Ladybird – A Hora de Voar (Ladybird, 2017)
Clotilde Tavares | 26 de janeiro de 2018Nunca consegui me entender direito com a minha mãe. Ela me amava, mas tinha um temperamento terrível. Eu também a amava, e tinha/tenho um temperamento igualmente terrível, herdado adivinhe de quem?
Pois é. As relações entre mãe e filha sempre dão bons temas para ficção, na literatura, no teatro, no cinema. É o caso de Ladybird – A Hora de Voar, (Ladybird, 2017), da diretora Greta Gerwig, filme que surge neste início de ano com cinco indicações ao Oscar: melhor filme, melhor diretor, melhor roteiro original (também da Greta Gerwig), melhor atriz (Saoirse Ronan, a filha) e melhor atriz coadjuvante (Laurie Metcalf, a mãe).
O filme traz o binômio mãe preocupada e cheia de trabalho/filha adolescente cursando a série final do ensino médio, com todos aqueles lugares comuns que estamos acostumados a ver nos filmes do gênero: primeiro beijo, a popularidade na escola, a necessidade de afirmação, o primeiro baile, o quarto sempre desarrumado, as melhores amigas, a inveja das garotas bonitas, as brigas com o irmão mais velho, as dificuldades financeiras da família e o centro de tudo: as brigas e desentendimentos com a mãe, já que o pai é o bonzinho da história, nas palavras da megera mal humorada que persegue a pobre menina nessa idade tão difícil. Mais do mesmo, diz você. Mais do mesmo, pensei eu.
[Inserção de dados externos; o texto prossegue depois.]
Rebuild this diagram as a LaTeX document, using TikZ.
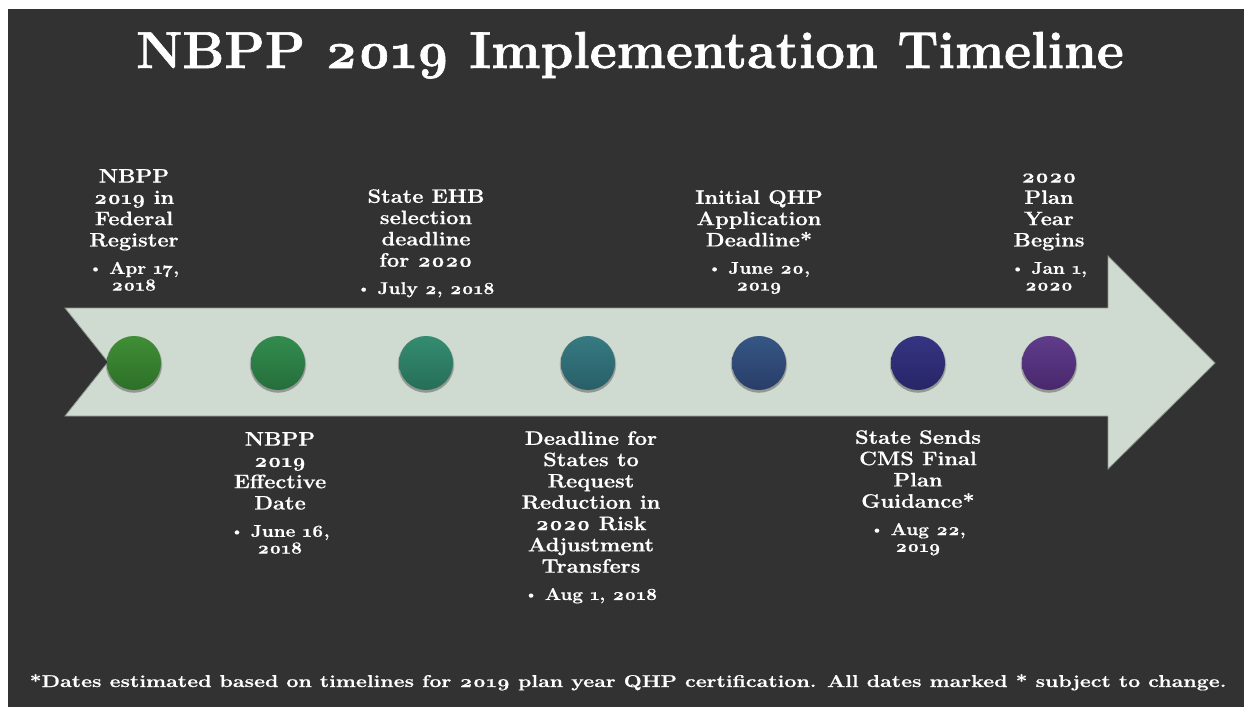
\documentclass[tikz,border=0pt]{standalone}
\usepackage{fontspec}
\setmainfont{Latin Modern Roman}[Numbers=OldStyle, FakeStretch=1.12, BoldFeatures={FakeBold=0.6}]
\newfontfamily\titlefont{Latin Modern Roman}[Numbers=OldStyle, FakeStretch=1.01, BoldFeatures={FakeBold=1.2}]
\newfontfamily\notefont{Latin Modern Roman}[Numbers=OldStyle, FakeStretch=1.25, BoldFeatures={FakeBold=0.5}]
\usetikzlibrary{shadows}
\definecolor{bgdark}{RGB}{50,50,50}
\definecolor{arrowfill}{RGB}{207,218,208}
\definecolor{arrowedge}{RGB}{140,150,142}
\definecolor{cAt}{RGB}{64,142,54}\definecolor{cAb}{RGB}{45,112,40}
\definecolor{cBt}{RGB}{50,140,78}\definecolor{cBb}{RGB}{38,110,60}
\definecolor{cCt}{RGB}{52,140,112}\definecolor{cCb}{RGB}{38,110,88}
\definecolor{cDt}{RGB}{55,122,130}\definecolor{cDb}{RGB}{40,95,104}
\definecolor{cEt}{RGB}{54,86,132}\definecolor{cEb}{RGB}{40,62,104}
\definecolor{cFt}{RGB}{52,52,130}\definecolor{cFb}{RGB}{40,38,104}
\definecolor{cGt}{RGB}{96,60,138}\definecolor{cGb}{RGB}{72,40,110}
\newcommand\datetxt[1]{{\fontsize{17}{17}\selectfont#1}}
\newcommand\smbullet{\raisebox{0.15ex}{\scalebox{0.8}{\textbullet}}}
\begin{document}
\begin{tikzpicture}[x=1pt,y=-1pt,
  lbl/.style={text=white, align=center, inner sep=0pt, anchor=north,
    font=\bfseries\fontsize{19.5}{21.3}\selectfont},
  dot/.style={circle, minimum size=54pt, inner sep=0pt, shading=axis, shading angle=0},
  dotshadow/.style={fill=black, opacity=0.16}]
\useasboundingbox (0,0) rectangle (1244,707);
\fill[white] (0,0) rectangle (1244,707);
\fill[bgdark] (8,9) rectangle (1244,707);

% title
\node[text=white, anchor=base, inner sep=0pt, font=\titlefont\bfseries\fontsize{52}{52}\selectfont]
  (title) at (630,68) {NBPP 2019 Implementation Timeline};

% timeline arrow
\fill[arrowfill, draw=arrowedge, line width=0.8pt, line join=miter]
  (65,308) -- (1108,308) -- (1108,256) -- (1215,363) -- (1108,469)
  -- (1108,416) -- (65,416) -- (108,362) -- cycle;

% milestone dots with soft shadows
\foreach \x in {134,278,426,588,759,918,1049}{
  \fill[dotshadow] (\x,365) circle (27.6);
  \fill[dotshadow] (\x,364.5) circle (28.3);
}
\node[dot, top color=cAt, bottom color=cAb] (d1) at (134,363) {};
\node[dot, top color=cBt, bottom color=cBb] (d2) at (278,363) {};
\node[dot, top color=cCt, bottom color=cCb] (d3) at (426,363) {};
\node[dot, top color=cDt, bottom color=cDb] (d4) at (588,363) {};
\node[dot, top color=cEt, bottom color=cEb] (d5) at (759,363) {};
\node[dot, top color=cFt, bottom color=cFb] (d6) at (918,363) {};
\node[dot, top color=cGt, bottom color=cGb] (d7) at (1049,363) {};

% labels above the arrow
\node[lbl] (l1) at (134,169) {\vphantom{N}NBPP\\2019 in\\Federal\\Register\\[6pt]
  \datetxt{\smbullet\ Apr 17,}\\[-4.5pt]\datetxt{2018}};
\node[lbl] (l3) at (426,189) {\vphantom{N}State EHB\\selection\\deadline\\for 2020\\[6pt]
  \datetxt{\smbullet\ July 2, 2018}};
\node[lbl] (l5) at (759,190) {\vphantom{N}Initial QHP\\Application\\Deadline*\\[6pt]
  \datetxt{\smbullet\ June 20,}\\[-4.5pt]\datetxt{2019}};
\node[lbl] (l7) at (1049,169) {\vphantom{N}2020\\Plan\\Year\\Begins\\[6pt]
  \datetxt{\smbullet\ Jan 1,}\\[-4.5pt]\datetxt{2020}};

% labels below the arrow
\node[lbl] (l2) at (280,432) {\vphantom{N}NBPP\\2019\\Effective\\Date\\[6pt]
  \datetxt{\smbullet\ June 16,}\\[-4.5pt]\datetxt{2018}};
\node[lbl] (l4) at (591,431) {\vphantom{N}Deadline for\\States to\\Request\\Reduction in\\2020 Risk\\Adjustment\\Transfers\\[6pt]
  \datetxt{\smbullet\ Aug 1, 2018}};
\node[lbl] (l6) at (918,430) {\vphantom{N}State Sends\\CMS Final\\Plan\\Guidance*\\[6pt]
  \datetxt{\smbullet\ Aug 22,}\\[-4.5pt]\datetxt{2019}};

% footnote
\node[text=white, anchor=base, inner sep=0pt, font=\notefont\bfseries\fontsize{17.1}{17}\selectfont]
  (note) at (628,687) {*Dates estimated based on timelines for 2019 plan year QHP certification. All dates marked * subject to change.};
\end{tikzpicture}
\end{document}
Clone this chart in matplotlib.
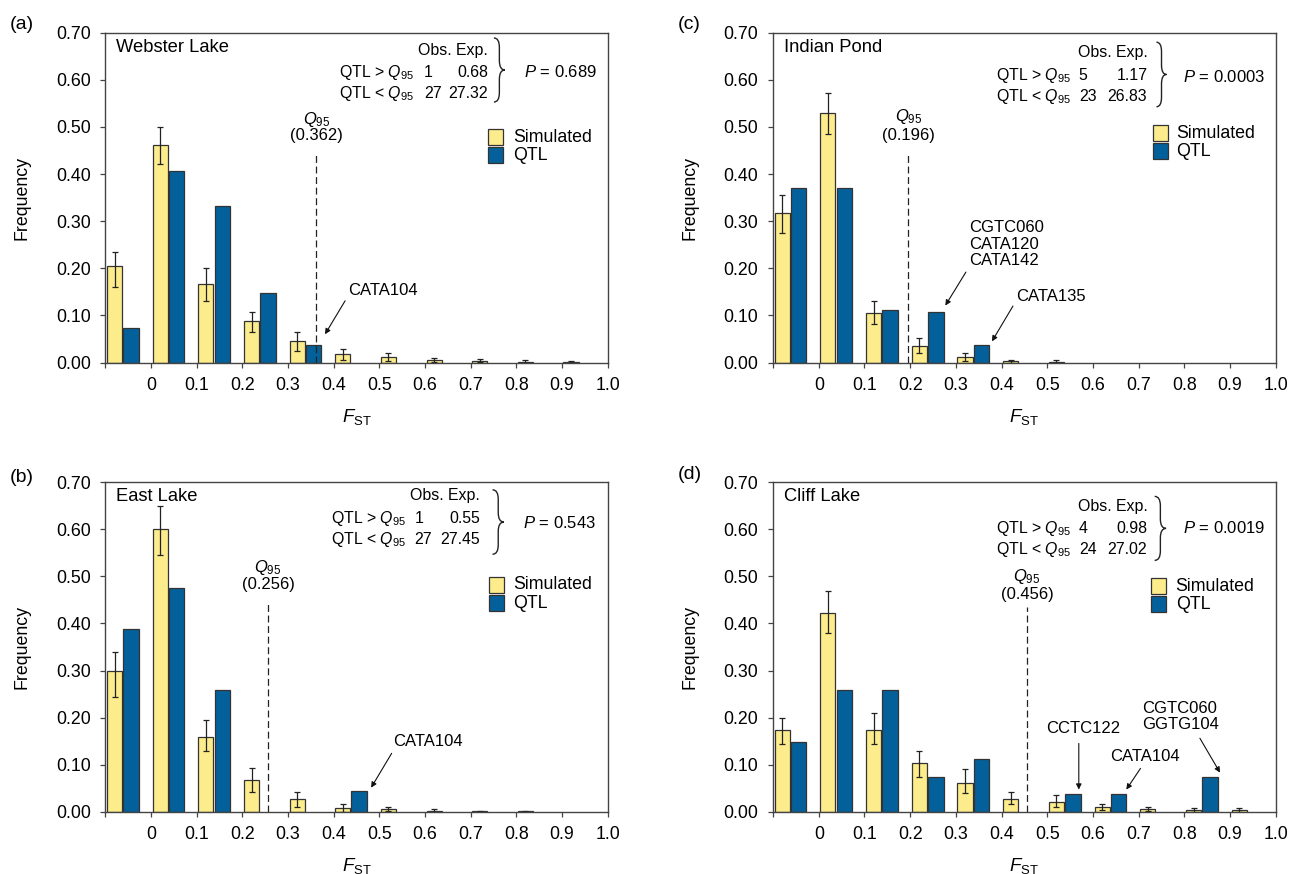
import matplotlib.pyplot as plt
from matplotlib.path import Path
from matplotlib.patches import PathPatch, Rectangle
import numpy as np

plt.rcParams['font.family'] = ['Liberation Sans', 'DejaVu Sans']
plt.rcParams['mathtext.fontset'] = 'custom'
plt.rcParams['mathtext.rm'] = 'Liberation Sans'
plt.rcParams['mathtext.it'] = 'Liberation Sans:italic'
plt.rcParams['font.size'] = 12.5
plt.rcParams['lines.scale_dashes'] = False

# F_ST bins (left edges) and axis ticks
bin_left = [-0.1, 0.0, 0.1, 0.2, 0.3, 0.4, 0.5, 0.6, 0.7, 0.8, 0.9]
xtick_vals = [-0.1, 0.0, 0.1, 0.2, 0.3, 0.4, 0.5, 0.6, 0.7, 0.8, 0.9, 1.0]
xtick_labels = ['', '0', '0.1', '0.2', '0.3', '0.4', '0.5', '0.6', '0.7', '0.8', '0.9', '1.0']
ytick_vals = [0.0, 0.1, 0.2, 0.3, 0.4, 0.5, 0.6, 0.7]
ytick_labels = ['0.00', '0.10', '0.20', '0.30', '0.40', '0.50', '0.60', '0.70']

# (a) Webster Lake
web_sim = [0.204, 0.4625, 0.166, 0.088, 0.045, 0.018, 0.011, 0.005, 0.0035, 0.002, 0.001]
web_hi = [0.234, 0.501, 0.200, 0.108, 0.064, 0.028, 0.020, 0.009, 0.007, 0.005, 0.003]
web_lo = [0.160, 0.422, 0.131, 0.064, 0.024, 0.006, 0.004, 0.0015, 0.001, 0.0, 0.0]
web_qtl = [0.074, 0.407, 0.333, 0.148, 0.037, 0, 0, 0, 0, 0, 0]

# (b) East Lake
east_sim = [0.300, 0.601, 0.159, 0.068, 0.026, 0.0085, 0.005, 0.002, 0.001, 0.0005, 0]
east_hi = [0.339, 0.649, 0.194, 0.092, 0.041, 0.016, 0.011, 0.005, 0.002, 0.001, 0]
east_lo = [0.244, 0.546, 0.129, 0.042, 0.011, 0.0, 0.0015, 0.0, 0.0, 0.0, 0]
east_qtl = [0.389, 0.475, 0.259, 0, 0, 0.043, 0, 0, 0, 0, 0]

# (c) Indian Pond
ind_sim = [0.318, 0.529, 0.105, 0.036, 0.011, 0.003, 0.0015, 0, 0, 0, 0]
ind_hi = [0.355, 0.572, 0.130, 0.052, 0.020, 0.006, 0.005, 0, 0, 0, 0]
ind_lo = [0.275, 0.486, 0.082, 0.020, 0.003, 0.0, 0.0, 0, 0, 0, 0]
ind_qtl = [0.370, 0.370, 0.111, 0.107, 0.037, 0, 0, 0, 0, 0, 0]

# (d) Cliff Lake
cliff_sim = [0.173, 0.422, 0.173, 0.104, 0.060, 0.028, 0.020, 0.009, 0.005, 0.003, 0.003]
cliff_hi = [0.200, 0.469, 0.210, 0.129, 0.090, 0.041, 0.035, 0.016, 0.011, 0.008, 0.007]
cliff_lo = [0.144, 0.380, 0.144, 0.074, 0.040, 0.016, 0.011, 0.0035, 0.0015, 0.0, 0.0]
cliff_qtl = [0.148, 0.259, 0.259, 0.074, 0.111, 0, 0.037, 0.037, 0, 0.074, 0]

# Q95 thresholds and test tables
q95 = {'a': 0.362, 'b': 0.256, 'c': 0.196, 'd': 0.456}
obs = {'a': (1, 27), 'b': (1, 27), 'c': (5, 23), 'd': (4, 24)}
exp = {'a': ('0.68', '27.32'), 'b': ('0.55', '27.45'), 'c': ('1.17', '26.83'), 'd': ('0.98', '27.02')}
pval = {'a': '0.689', 'b': '0.543', 'c': '0.0003', 'd': '0.0019'}
names = {'a': 'Webster Lake', 'b': 'East Lake', 'c': 'Indian Pond', 'd': 'Cliff Lake'}

YELLOW = '#fcec8c'
BLUE = '#03609a'
EDGE = '#333333'
FS = 12.8   # main text size
FT = 11.4   # table text size
FN = 12.0   # annotation text size

panels = {
    'a': dict(sim=web_sim, hi=web_hi, lo=web_lo, qtl=web_qtl, rect=[0.0817, 0.5852, 0.3889, 0.3773],
              tab_x=(0.4116, 0.598, 0.738), tab_y=(0.662, 0.616, 0.572), brace=(0.751, 0.775, 0.553, 0.689),
              p_xy=(0.817, 0.616), leg=(0.738, 0.461, 0.423, 0.793), q_y=(0.515, 0.483, 0.447),
              notes=[('CATA104', (0.431, 0.153), (0.425, 0.131), (0.381, 0.060))]),
    'b': dict(sim=east_sim, hi=east_hi, lo=east_lo, qtl=east_qtl, rect=[0.0817, 0.0713, 0.3889, 0.3769],
              tab_x=(0.394, 0.577, 0.72), tab_y=(0.672, 0.624, 0.578), brace=(0.748, 0.773, 0.547, 0.684),
              p_xy=(0.815, 0.613), leg=(0.740, 0.465, 0.426, 0.793), q_y=(0.519, 0.483, 0.442),
              notes=[('CATA104', (0.530, 0.1485), (0.527, 0.124), (0.482, 0.051))]),
    'c': dict(sim=ind_sim, hi=ind_hi, lo=ind_lo, qtl=ind_qtl, rect=[0.5988, 0.5852, 0.3894, 0.3773],
              tab_x=(0.3885, 0.569, 0.719), tab_y=(0.659, 0.609, 0.565), brace=(0.739, 0.761, 0.543, 0.680),
              p_xy=(0.797, 0.607), leg=(0.732, 0.470, 0.432, 0.783), q_y=(0.523, 0.482, 0.441),
              notes=[('CGTC060\nCATA120\nCATA142', (0.330, 0.251), (0.322, 0.192), (0.277, 0.121)),
                     ('CATA135', (0.432, 0.141), (0.425, 0.120), (0.379, 0.045))]),
    'd': dict(sim=cliff_sim, hi=cliff_hi, lo=cliff_lo, qtl=cliff_qtl, rect=[0.5988, 0.0713, 0.3894, 0.3769],
              tab_x=(0.3885, 0.569, 0.719), tab_y=(0.649, 0.601, 0.557), brace=(0.735, 0.760, 0.534, 0.670),
              p_xy=(0.797, 0.603), leg=(0.727, 0.462, 0.424, 0.781), q_y=(0.499, 0.462, 0.435),
              notes=[('CCTC122', (0.498, 0.177), (0.569, 0.145), (0.569, 0.047)),
                     ('CATA104', (0.637, 0.117), (0.704, 0.092), (0.673, 0.047)),
                     ('CGTC060\nGGTG104', (0.708, 0.202), (0.834, 0.156), (0.878, 0.083))]),
}
label_pos = {'a': (0.0077, 0.9714), 'b': (0.0077, 0.454), 'c': (0.525, 0.9714), 'd': (0.525, 0.457)}


def brace(ax, x0, x1, y0, y1):
    """Right-pointing curly brace between y0 and y1."""
    xm = (x0 + x1) / 2
    ym = (y0 + y1) / 2
    r = 0.02
    verts = [(x0, y1), (xm, y1), (xm, y1 - r),
             (xm, ym + r), (xm, ym), (x1, ym),
             (xm, ym), (xm, ym - r),
             (xm, y0 + r), (xm, y0), (x0, y0)]
    codes = [Path.MOVETO, Path.CURVE3, Path.CURVE3,
             Path.LINETO, Path.CURVE3, Path.CURVE3,
             Path.CURVE3, Path.CURVE3,
             Path.LINETO, Path.CURVE3, Path.CURVE3]
    ax.add_patch(PathPatch(Path(verts, codes), fill=False, lw=1.0, edgecolor='#222222'))


fig = plt.figure(figsize=(12.91, 8.74), dpi=100)

for key, p in panels.items():
    ax = fig.add_axes(p['rect'])
    left = np.array(bin_left)
    sim = np.array(p['sim'])
    qtl = np.array(p['qtl'])
    m = sim > 0
    ax.bar(left[m] + 0.0035, sim[m], 0.033, align='edge', color=YELLOW, edgecolor=EDGE, linewidth=0.9)
    yerr = [sim[m] - np.array(p['lo'])[m], np.array(p['hi'])[m] - sim[m]]
    ax.errorbar(left[m] + 0.02, sim[m], yerr=yerr, fmt='none', ecolor='#222222',
                elinewidth=0.9, capsize=2.2, capthick=0.9)
    mq = qtl > 0
    ax.bar(left[mq] + 0.039, qtl[mq], 0.034, align='edge', color=BLUE, edgecolor=EDGE, linewidth=0.9)

    ax.set_xlim(-0.1, 1.0)
    ax.set_ylim(0, 0.7)
    ax.set_xticks(xtick_vals)
    ax.set_xticklabels(xtick_labels)
    ax.set_yticks(ytick_vals)
    ax.set_yticklabels(ytick_labels)
    ax.tick_params(direction='out', length=3.5, width=0.9, pad=7, labelsize=FS, color='#444444')
    for s in ax.spines.values():
        s.set_color('#444444')
        s.set_linewidth(1.0)

    ax.set_ylabel('Frequency', fontsize=FS, va='center')
    ax.yaxis.set_label_coords(-0.166, 0.5)
    ax.set_xlabel(r'$F_{\mathrm{ST}}$', fontsize=13.5, va='center')
    ax.xaxis.set_label_coords(0.5, -0.164)

    ax.text(-0.076, 0.669, names[key], fontsize=13.2, va='center', ha='left')

    # Q95 threshold
    q = q95[key]
    qy = p['q_y']
    ax.plot([q, q], [0, qy[2]], color='#222222', lw=0.9, dashes=(5, 2.6))
    ax.text(q, qy[0], r'$Q_{\mathrm{95}}$', ha='center', va='center', fontsize=FN)
    ax.text(q, qy[1], '(%.3f)' % q, ha='center', va='center', fontsize=FN)

    # test table
    tx, ty = p['tab_x'], p['tab_y']
    ax.text(tx[2], ty[0], 'Obs. Exp.', ha='right', va='center', fontsize=FT)
    ax.text(tx[0], ty[1], r'QTL > $Q_{\mathrm{95}}$', ha='left', va='center', fontsize=FT)
    ax.text(tx[0], ty[2], r'QTL < $Q_{\mathrm{95}}$', ha='left', va='center', fontsize=FT)
    ax.text(tx[1], ty[1], str(obs[key][0]), ha='left', va='center', fontsize=FT)
    ax.text(tx[1], ty[2], str(obs[key][1]), ha='left', va='center', fontsize=FT)
    ax.text(tx[2], ty[1], exp[key][0], ha='right', va='center', fontsize=FT)
    ax.text(tx[2], ty[2], exp[key][1], ha='right', va='center', fontsize=FT)
    brace(ax, *p['brace'])
    ax.text(p['p_xy'][0], p['p_xy'][1], r'$P$ = ' + pval[key], ha='left', va='center', fontsize=FN)

    # legend
    lx, ly1, ly2, ltx = p['leg']
    ax.add_patch(Rectangle((lx, ly1), 0.033, 0.034, facecolor=YELLOW, edgecolor=EDGE, lw=0.9))
    ax.add_patch(Rectangle((lx, ly2), 0.033, 0.034, facecolor=BLUE, edgecolor=EDGE, lw=0.9))
    ax.text(ltx, ly1 + 0.017, 'Simulated', va='center', ha='left', fontsize=FS)
    ax.text(ltx, ly2 + 0.017, 'QTL', va='center', ha='left', fontsize=FS)

    # locus annotations
    for txt, pos, start, tip in p['notes']:
        ax.text(pos[0], pos[1], txt, ha='left', va='center', fontsize=FN, linespacing=1.12)
        ax.annotate('', xy=tip, xytext=start,
                    arrowprops=dict(arrowstyle='-|>', color='#111111', lw=0.8,
                                    mutation_scale=8, shrinkA=0, shrinkB=0))

    fig.text(label_pos[key][0], label_pos[key][1], '(%s)' % key, fontsize=14, va='center', ha='left')

fig.savefig('out.png', dpi=100)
Mas neste filme, tudo isso se passa sutilmente de outra forma, com algumas camadas a mais de profundidade, embaladas por um diálogo vivo e intenso e por situações comuns mas exploradas magistralmente pela diretora. E a Laurie Metcalf – que desempenho! – eu já a conhecia como a divertida fanática religiosa mãe de Sheldon Cooper em The Big Bang Theory (aliás, os coadjuvantes daquela série são um assunto à parte) mas nunca a havia visto em um papel dramático. Fiquei encantada. Sua interpretação de Marion, a mãe da adolescente Ladybird, é um dos grandes trabalhos que vi ultimamente no cinema e consegue construir com a Saoirse Ronan, também outra excelente atriz, uma cumplicidade e uma apropriação do texto e das situações que só consegue fazer quem domina a grande arte de representar.
Toda a história me tocou muito, e me revi na adolescente truculenta, teimosa, desaforada, lutando para ser alguém, para ter um nome e uma carreira, e trombando dia e noite com aquela criatura exigente, irascível, destemperada, mal-humorada e tão parecida com a minha mãe na maioria dos momentos. Mas não é para isso que o cinema serve? Não é para despertar em nós uma viagem, uma descoberta? Quando a obra de arte nos toca, nosso coração vive de novo, o sangue circula aquecido, o mundo se transfigura, enxergamos uma pouco mais além do que víamos antes. É o milagre da fruição artística.
Lindo filme, tocante emocionante, fabricador de lágrimas quentes de saudade pois Mamãe, minha irascível e difícil mãe, há muito me deixou. Como a personagem, na cena final, pude repetir também, sempre procurando as palavras, mas sempre sem encontrá-las: “Mãe, eu queria lhe contar… (Tempo) Eu te amo. (Tempo.) Obrigada, eu… (Tempo.) Obrigada.”